If, along the way, radical right-wingers want to complain about progressive taxation or the active use of government power to facilitate inclusive capitalism, so what? Obama and all of us should invoke the right values, build compromises that are broad but not wimpy, and make government work efficiently for the many. We must be prepared to explain, but also to roll over the greedy naysayers who want to prevent this revitalization.
As Obama rightly said in his profound inaugural address, we are NOT proposing any new social contract here. We are proposing to revitalize and update time-honored principles of spreading opportunity and engaging citizens in the world's first mass democracy. The time has come, and not a moment too soon. In this crisis, and in a strong pushback against the deformations of recent years, we public-minded citizens must find a way to revive the social contract for our time, lest American democratic capitalism be only a past memory and not a force for the future of our children and the world.















“GO TO the ant, you lazy one,” wrote King Solomon, “see its ways and become wise.” Solomon continued: “Although it has no commander, officer or ruler, it prepares its food even in the summer; it has gathered its food supplies even in the harvest.”—Proverbs 6:6-8.
Ants work for the common good of the colony.
Storing food for the whole, tending to the needs of the young.
As the colony grows new rooms must be built. Building blocks produced.
Not because of individuality, but in order for the colony, as a whole, to reap the benefits.
What about our storehouses, are they full, is the colony prepared to meet the challenges?
The sacrifice of the community, is to be for the service or benefit to the whole colony, not the sacrifice of the individuals to benefit a few.

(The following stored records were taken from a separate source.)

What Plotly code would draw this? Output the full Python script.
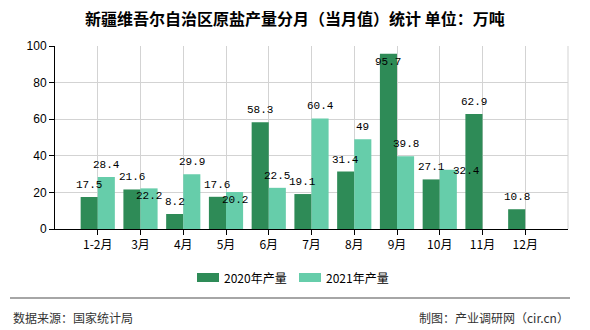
import plotly.graph_objects as go

categories = ["1-2月", "3月", "4月", "5月", "6月", "7月", "8月", "9月", "10月", "11月", "12月"]
series_2020 = [17.5, 21.6, 8.2, 17.6, 58.3, 19.1, 31.4, 95.7, 27.1, 62.9, 10.8]
series_2021 = [28.4, 22.2, 29.9, 20.2, 22.5, 60.4, 49, 39.8, 32.4, None, None]
y_ticks = [0, 20, 40, 60, 80, 100]
series_names = ["2020年产量", "2021年产量"]
series_colors = ["#2e8b57", "#66cdaa"]

# label placement tweaks (pixels) to avoid overlapping labels, as in the reference
label_dy_2020 = [12, 12, 12, 12, 12, 12, 12, -8, 12, 12, 12]
label_dy_2021 = [12, -8, 12, -8, 12, 12, 12, 12, -1, 12, 12]
label_dx_2021 = [0, 0, 0, 0, 0, 0, 0, 0, 18, 0, 0]

CJK = "Noto Sans CJK SC"
LABEL_FONT = dict(family="Liberation Mono, DejaVu Sans Mono", size=11, color="#000")

# plot area in pixels
L, R, T, B = 55, 568, 46, 229
W, H = R - L, B - T
def px(xp): return (xp - L) / W
def py(yp): return (B - yp) / H

def fmt(v):
    return str(int(v)) if float(v).is_integer() else str(v)

fig = go.Figure()
for name, vals, col in zip(series_names, [series_2020, series_2021], series_colors):
    fig.add_trace(go.Bar(
        x=categories, y=vals, name=name,
        marker=dict(color=col, line=dict(width=0)),
        showlegend=False, hoverinfo="x+y+name",
    ))

band = W / 12.0
bar_w = band * 0.4
for i, cat in enumerate(categories):
    for vals, dy, dx, side in [(series_2020, label_dy_2020, [0]*11, -1),
                                (series_2021, label_dy_2021, label_dx_2021, 1)]:
        v = vals[i]
        if v is None:
            continue
        fig.add_annotation(x=cat, y=v, xref="x", yref="y", text=fmt(v),
                           showarrow=False, xanchor="center", yanchor="middle",
                           xshift=side * bar_w / 2 + dx[i], yshift=dy[i],
                           font=LABEL_FONT)

fig.update_layout(
    width=590, height=330,
    margin=dict(l=L, r=590 - R, t=T, b=330 - B),
    paper_bgcolor="white", plot_bgcolor="white",
    barmode="group", bargap=0.2, bargroupgap=0,
    font=dict(family=CJK, size=12, color="#000"),
    showlegend=False,
)

# title
fig.add_annotation(text="新疆维吾尔自治区原盐产量分月（当月值）统计 单位：万吨",
                   xref="paper", yref="paper", x=px(295), xanchor="center",
                   y=py(18), yanchor="middle", showarrow=False,
                   font=dict(family=CJK, size=16, color="#000", weight="bold"))

fig.update_xaxes(
    type="category", range=[-1, 11],
    showline=True, linecolor="#000", linewidth=1,
    showgrid=True, gridcolor="#d3d3d3", gridwidth=1,
    ticks="outside", ticklen=5, tickcolor="#000",
    tickfont=dict(family=CJK, size=12, color="#000"),
    fixedrange=True,
)
fig.update_yaxes(
    range=[0, 100], tickvals=y_ticks,
    showline=True, linecolor="#000", linewidth=1,
    showgrid=True, gridcolor="#d3d3d3", gridwidth=1,
    ticks="outside", ticklen=5, tickcolor="#000",
    tickfont=dict(family="Liberation Sans, Arial", size=12, color="#000"),
    zeroline=False,
)

# right border grid line
fig.add_shape(type="line", xref="paper", yref="paper", x0=1, x1=1, y0=0, y1=1,
              line=dict(color="#d3d3d3", width=1))

# manual legend
legend_x = [197, 299]
for lx, name, col in zip(legend_x, series_names, series_colors):
    fig.add_shape(type="rect", xref="paper", yref="paper",
                  x0=px(lx), x1=px(lx + 22), y0=py(282), y1=py(273),
                  fillcolor=col, line=dict(width=0))
    fig.add_annotation(text=name, xref="paper", yref="paper",
                       x=px(lx + 25), xanchor="left", y=py(277.5), yanchor="middle",
                       showarrow=False, font=dict(family=CJK, size=12, color="#000"))

# footer separator
fig.add_shape(type="line", xref="paper", yref="paper",
              x0=px(10), x1=px(570), y0=py(298), y1=py(298),
              line=dict(color="#888", width=1.5))
fig.add_annotation(text="数据来源：国家统计局", xref="paper", yref="paper",
                   x=px(11), xanchor="left", y=py(317), yanchor="middle",
                   showarrow=False, font=dict(family=CJK, size=12, color="#333"))
fig.add_annotation(text="制图：产业调研网（cir.cn）", xref="paper", yref="paper",
                   x=px(571), xanchor="right", y=py(317), yanchor="middle",
                   showarrow=False, font=dict(family=CJK, size=12, color="#333"))

fig.write_html("out.html")
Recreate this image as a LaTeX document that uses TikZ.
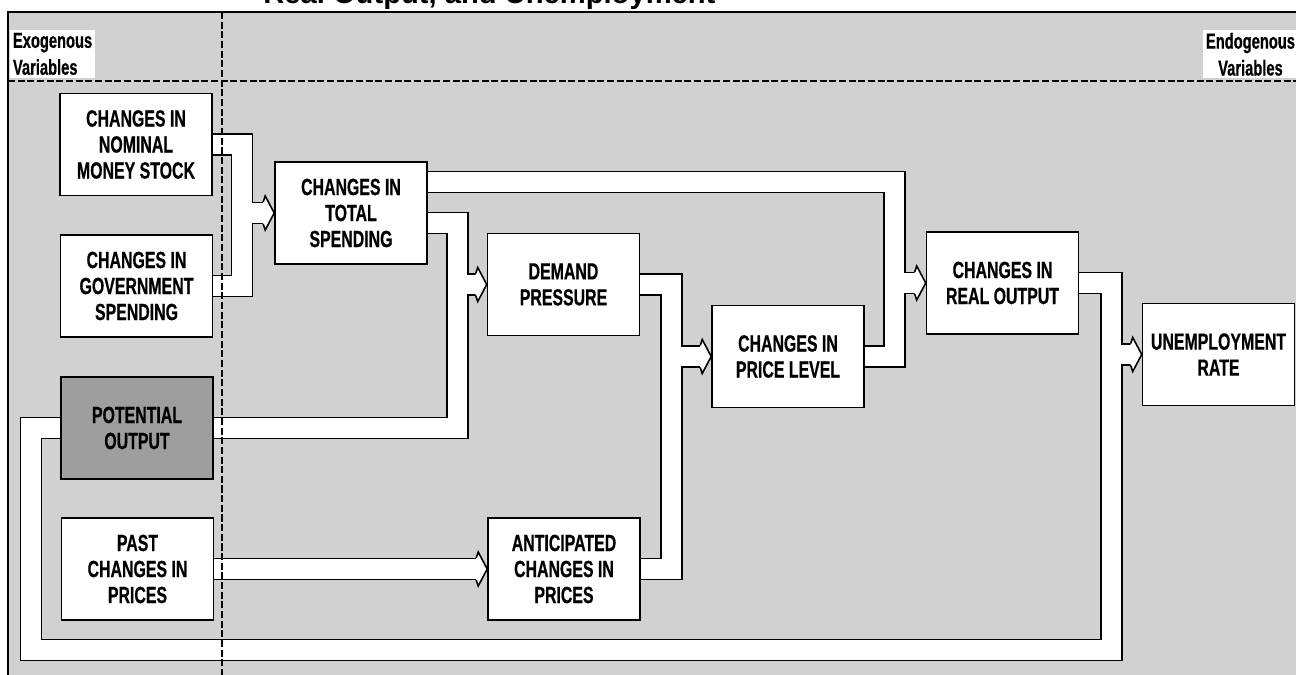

January 22, 2009 12:26 PM | Reply | Permalink
"Power poem" was my first reaction.
Thank God he didn't soar as he did in 2004, New Hampshire, Philly speech etc
Theda's right (is she ever wrong?). This is a foundational document
January 22, 2009 4:02 PM | Reply | Permalink
"Democracy is US"
January 22, 2009 4:02 PM | Reply | Permalink
I really liked reading this post, Theda. I think your point is right on the mark. Obama, and all of us who support him and believe in the progressive ideals you described, need to work hard to educate our neighbors and renew the promise of America for all.
When I read your clear description of these ideas, I get hopeful. I think we can do this.